Concepts are tough. Predicated on what the future might look like, they are almost always doomed to fail, at least in the sense that they are exposed to so many edge cases that hindsight tends to show how "off" they can be.
Concepts are necessary though. They drive capability analysis, requirements, and acquisition decision trade-offs. In most cases, the concept just needs to be directionally correct to deliver relevant warfighting capability to the field; from there, it is up to the operators to deploy capability effectively within the ever-shifting operational and tactical paradigms of the battlefield.
One underlying issue the authors touch on is when concepts try to answer every operational and tactical question, they pose inherent risks to the warfighter on the ground. As the authors state, "Most concepts fall prey to this technological overconfidence, particularly in the field of communications.
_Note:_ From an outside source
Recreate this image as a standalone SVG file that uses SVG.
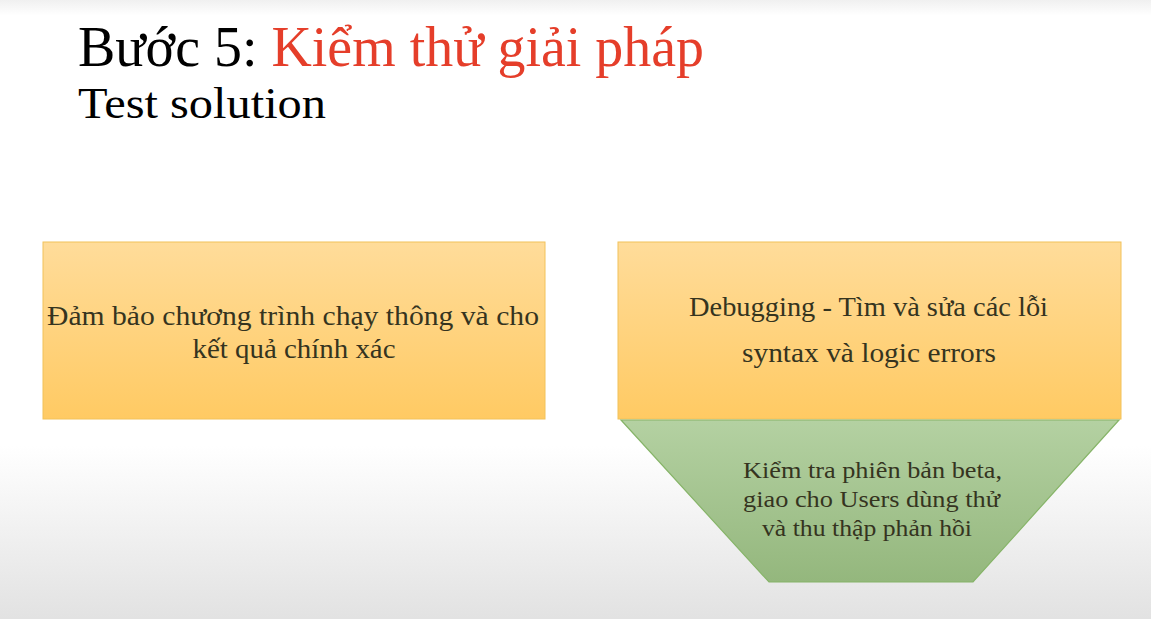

Assured connectivity in combat is central to nearly all multi-domain operations work. The United States, United Kingdom, France, Germany, Israel, Taiwan, and NATO all place some style of next-generation command, control, communications, computers, intelligence, surveillance, and reconnaissance capabilities at the core of their concept, assuming an assured availability of strong networks in the relatively near future. In reality, and despite a significant amount of attention in recent years, the level of assured connectivity upon which much multi-domain operations thought is predicated is far from realistic." Then they recommend, "stop trying to make war “not war” by being overly clever. New concepts cannot erase attrition from the battlefield or lift the fog of war. Attempts to do so are quixotic at best. Focus on concrete operational problems and build solutions from there."
To the point above, I wholeheartedly agree and often fear over-reliance on concepts and "technological overconfidence" cede focus from the power of mission command, commander's intent, solid, realistic training, and trust in our warfighters' adaptability and ingenuity.
For me personally, I always try to frame my work in the ADG market from the first principle question of "What is the warfighter (or intel analyst or government software developer or SETA employee, etc.) actually 'doing'?" In most cases, that question lifts the veil and cuts through the conceptual jargon of what might they do or what could they do if everything was perfect. This, in effect, helps me focus on the concrete operational problems a business is trying to help solve for the warfighter and hopefully help them at least do what they are actually doing, just better.